By the time Stephen King published The Shining in 1977 he had already published Carrie, and Salem’s Lot, the former of which was quickly and successfully adapted for the silver screen in 1976. He may not have been the household name that he is today, but he was well set upon a path to stardom, and nicely set into a style of writing and (although he would branch out as his career continued) was firmly set as a major player in the horror genre.
I, on the other hand, have never been a major player in the horror genre in any regard. It is perhaps then not so surprising to say that I’m no King expert.

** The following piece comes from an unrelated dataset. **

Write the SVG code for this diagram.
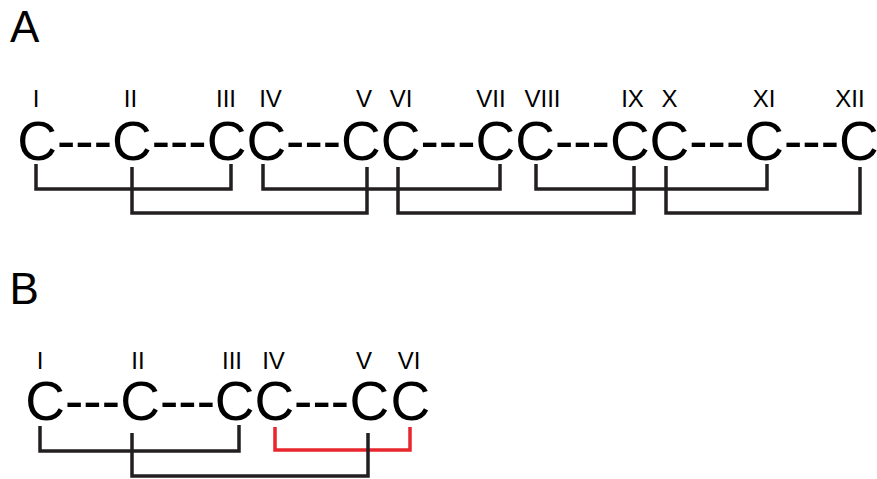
<svg xmlns="http://www.w3.org/2000/svg" width="877" height="479" viewBox="0 0 877 479">
  <style>
    .lbl { font-family: "Liberation Sans", Arial, sans-serif; font-size: 44px; fill: #000; }
    .c { font-family: "Liberation Sans", Arial, sans-serif; font-size: 55px; fill: #000; }
    .num { font-family: "Liberation Sans", Arial, sans-serif; font-size: 24px; fill: #000; text-anchor: middle; }
    .dash { font-family: "Liberation Sans", Arial, sans-serif; font-size: 55px; fill: #000; }
    .link { fill: none; stroke: #231f20; stroke-width: 3.5; stroke-linejoin: miter; }
    .red { fill: none; stroke: #e8262d; stroke-width: 3.5; stroke-linejoin: miter; }
  </style>
  <rect width="877" height="479" fill="#fff"/>

  <text class="lbl" x="10" y="42">A</text>
  <text class="lbl" x="9.5" y="303.5">B</text>

  <!-- Panel A nodes -->
  <g id="a1"><text class="num" x="36" y="106.5">I</text><text class="c" x="17.3" y="160">C</text></g>
  <g id="a2"><text class="num" x="130.5" y="106.5">II</text><text class="c" x="112" y="160">C</text></g>
  <g id="a3"><text class="num" x="226" y="106.5">III</text><text class="c" x="206.7" y="160">C</text></g>
  <g id="a4"><text class="num" x="270.5" y="106.5">IV</text><text class="c" x="246.4" y="160">C</text></g>
  <g id="a5"><text class="num" x="364" y="106.5">V</text><text class="c" x="341.1" y="160">C</text></g>
  <g id="a6"><text class="num" x="401" y="106.5">VI</text><text class="c" x="380.8" y="160">C</text></g>
  <g id="a7"><text class="num" x="491" y="106.5">VII</text><text class="c" x="475.5" y="160">C</text></g>
  <g id="a8"><text class="num" x="542.5" y="106.5">VIII</text><text class="c" x="515.2" y="160">C</text></g>
  <g id="a9"><text class="num" x="632.5" y="106.5">IX</text><text class="c" x="609.9" y="160">C</text></g>
  <g id="a10"><text class="num" x="669.5" y="106.5">X</text><text class="c" x="649.6" y="160">C</text></g>
  <g id="a11"><text class="num" x="764" y="106.5">XI</text><text class="c" x="744.3" y="160">C</text></g>
  <g id="a12"><text class="num" x="850" y="106.5">XII</text><text class="c" x="839" y="160">C</text></g>

  <!-- Panel B nodes -->
  <g id="b1"><text class="num" x="40" y="368.5">I</text><text class="c" x="25.3" y="419.5">C</text></g>
  <g id="b2"><text class="num" x="138" y="368.5">II</text><text class="c" x="120.3" y="419.5">C</text></g>
  <g id="b3"><text class="num" x="232" y="368.5">III</text><text class="c" x="214.7" y="419.5">C</text></g>
  <g id="b4"><text class="num" x="273.5" y="368.5">IV</text><text class="c" x="254.4" y="419.5">C</text></g>
  <g id="b5"><text class="num" x="364" y="368.5">V</text><text class="c" x="349.5" y="419.5">C</text></g>
  <g id="b6"><text class="num" x="409" y="368.5">VI</text><text class="c" x="390.5" y="419.5">C</text></g>

  <g id="connectors">
    <!-- backbone dashes, panel A -->
    <text class="dash" x="57" y="160">---</text>
    <text class="dash" x="151.7" y="160">---</text>
    <text class="dash" x="286.1" y="160">---</text>
    <text class="dash" x="420.5" y="160">---</text>
    <text class="dash" x="554.9" y="160">---</text>
    <text class="dash" x="689.3" y="160">---</text>
    <text class="dash" x="784" y="160">---</text>
    <!-- backbone dashes, panel B -->
    <text class="dash" x="65" y="419.5">---</text>
    <text class="dash" x="160" y="419.5">---</text>
    <text class="dash" x="294.1" y="419.5">---</text>

    <!-- panel A brackets -->
    <path class="link" d="M36,164 V189 H231 V164"/>
    <path class="link" d="M263,164 V189 H500 V164"/>
    <path class="link" d="M536,164 V189 H767 V164"/>
    <path class="link" d="M132,167 V213 H367 V167"/>
    <path class="link" d="M398,167 V213 H634 V166"/>
    <path class="link" d="M666,166 V213 H860 V167"/>

    <!-- panel B brackets -->
    <path class="red" d="M275,427 V450 H410 V427"/>
    <path class="link" d="M40,426 V451 H239 V425"/>
    <path class="link" d="M132,433 V476 H368 V433"/>
  </g>
</svg>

Although this little gauntlet of classics circulates my horror blind spot, it could quite as easily focus on my Stephen King blind spot.
As it is, the two are intrinsically tied.
After setting his first two novels in his hometown of Portland, Maine, King moved away from the town in his personal life, and in the fictional worlds of his novels too.
Enter The Shining.
The book tells the story of the Torrance family, who move into the Overlook Hotel in Colorado during the off-season, so that the father of the family – Jack – can work as the caretaker. Jack is a recovering alcoholic, desperate for a fresh start, decent pay, and a chance to finish his play. Wendy, the mother, clings on to the hope that their family unit can recover from Jack’s troubles, with his alcoholism spilling over into domestic violence against her, and Danny, their son. Danny’s troubles and talents run deeper than either of them know. He possesses supernatural telepathic abilities, which we will come to the know as the titular ‘shining.’ At the Overlook, a place steeped in gruesome, haunted history, his powers draw forth a great evil which push the family, and particularly Jack, beyond the edge of sanity.
Even though my Stephen King knowledge floats around the level of rough to non-existent, I felt like I knew what to expect. King’s popularity is surely in part due to his easily digestible style, and his uncomplicated language, I thought. And as far as I knew, a Stephen King novel is as well suited to being read by the pool on holiday as it is anywhere else.
This is no criticism, and in hindsight I was right in my early preconceptions. King is an easy, fun read, even if his subject matter is anything but. He uses simple and smart indicators which quickly characterise each of the three individuals making up the Torrance family. The beauty of words as a medium of expression is their ability to relay the interior of characters, and for all the ghosts and ghouls of the Overlook hotel, The Shining is a book about what comes from within, and King tackles this with a layered approach.
When he writes from Danny’s perspective it is easy to forget just how young and naïve the poor boy is, as the story is just so damn grim, but King is careful to remind you – which ensures the reader remains well and truly creeped out. One sure fire way to make a creepy story creepier is to not shy away from putting an “innocent” character in genuine peril. For instance, for a good chunk of the novel Danny considers the Presidential Suite the ‘Presidential Sweet’. Maybe that doesn’t seem so smart, but I think it is a wonderfully simple way of indicating Danny’s naivete, and indicating the regression of it as the story progresses, as the encroaching darkness forces this boy to grow up all too fast in order to survive the Hotel, and his father.
Although King’s nice ‘n easy style mostly goes over very well, it also leads me to a few sticking points. Occasionally King would drop a metaphor which would make me cringe, and in general his writing of the character of Hallorann – a cook at the Overlook who quickly picks up on Danny’s shine – felt like what it was…a white guy trying really hard to write a convincing black character, and falling into a few traps which I felt were cheap.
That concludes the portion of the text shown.